Wednesday, September 24, 2014

Week 4 Thoughts

Some thoughts following Georgetown's  17-3 win over Brown Saturday:

1. Good Timing: One could not have asked for a better afternoon in September for four generations of alumni to return and celebrate fifty years of modern Georgetown football. The tailgate, the halftime presentation, the awards dinner, and yes, the game itself, were  shining examples of what Alumni Association Executive Director Bill Reynolds (C'79) would call "the best of Georgetown".

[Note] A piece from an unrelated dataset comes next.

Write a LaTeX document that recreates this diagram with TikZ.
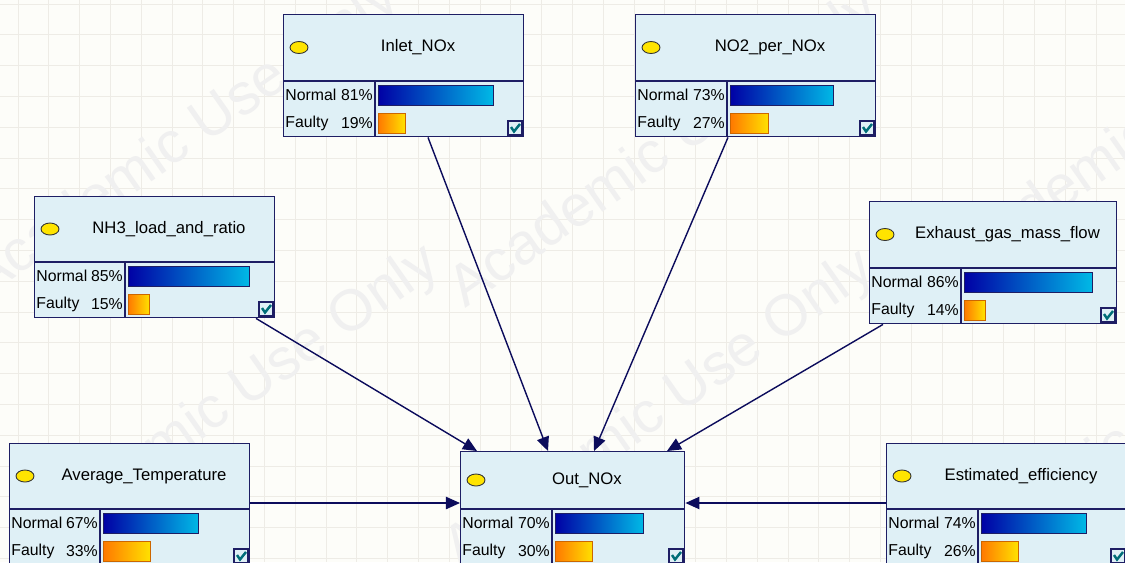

It was also a great opportunity for older alumni to meet head coach Rob Sgarlata,. Granted, he's been a part of the program for nearly half of the modern era, but getting visibility to an older cohort of alumni, the alumni that can exercise powers of persuasion and financial wherewithal was vital. Sgarlata is not Bob Benson, nor is he Kevin Kelly.  He's a different man, one whose sincerity and focus on the well being of the students under his care is heartfelt and deeply rooted. Coaching is in his roots, and he takes the responsibility very seriously.

Amidst all the discussions, talk about scholarships was largely muted. Saturday's game and dinner was more about the past than the future. There may come a time to rally the alumni, but in the end it's the university that has to figure out what it wants out of its alumni and its program. Like then unfinished field that debuted nine years ago this past weekend, it's not clear if Georgetown understands the road it needs to be on. As a former Providence Journal writer once wrote about Georgetown basketball in the 1960's,  the school wanted to have a good basketball team but had no sense in how to go about doing it.

Make no mistake, Georgetown wants a winning football team. How it goes about doing that seems a arduous and unnecessarily elongated task. If Sir Winston Churchill were around, he might say that "I cannot forecast to you the actions of Georgetown. It is a riddle, wrapped in a mystery, inside an enigma; but perhaps there is a key. That key is Georgetown's institutional  interest."

Coach Sgarlata enjoined the younger alumni in Saturday's dinner to be there when the program celebrates its 100th such anniversary in 2064. Of course, waiting for the future is no way to prepare for it.

2. The Perils Of Youth: Brian had clobbered Georgetown in each of its four previous meetings, and not be insignificant numbers. In the first halves of the prior four games, the bears owned a combined score of  81-17. So what changed?

Georgetown's first half numbers were not impressive, its third down conversions were poor and Kyle Nolan was hurried more than most in the backfield. But with 11 new starters in the offensive lineup, the debut was more than the Bears expected.

Two false start penalties in the first two series were a sign of a team that, for all its practices and pre-season scrimmaging, still needed time to adjust in a real game. In most seasons, a warm-up against Georgetown would be an easy task for a veteran team, but the Bears were anything but. Mistakes and missed opportunities (two red zone possessions in the first half, netting three points) combined with four turnovers to wear down the hopes of the Bears, and youth was not served when Georgetown caught fire defensively in the second half, giving its beleaguered offense an opportunity to step up. This was 17-3, not 37-3, and the Hoyas' offense won't win many games thereafter this season on 17 points.

We'll learn a lot more  about both teams this week when Georgetown travels to Colgate and Brown hosts Harvard as part of the school's 250th anniversary weekend. If Saturday's game is any indication, Brown has a long weekend ahead of it against a Harvard starting lineup as good as any in the East.

3. One To Watch: When Matt MacZura graduated in 2014, Georgetown lost one of its most consistent punters. His successor has been a strong entrant thus far. Through just three games, Harry McCollum is averaging 43.8 yards per punt, which would put him third all time at Georgetown for punt average...as a freshman. of his 25 punts to date, six have landed inside the opponent 20 and six have been for more than 50 yards.

4. Future Schedules: This is the last game on the calendar between the schools for the foreseeable future, with brown moving to a series with neighboring Bryant and Georgetown having signed deals with Columbia, Harvard, and Princeton for the first three weeks of the Ivy season through at last 2017.


Brown represents the kind of program Georgetown could emulate, however. The Bears don't have the financial punch of most Ivy teams and no one will confuse Brown Stadium with the Yale Bowl, but the school recruits well, is fundamentally sound on and off the  field, has continuity in the coaching staff and is competitive in the standings. That's not a bad combination at this level, and one to think about as Georgetown enters an uncertain time in its journey through college football.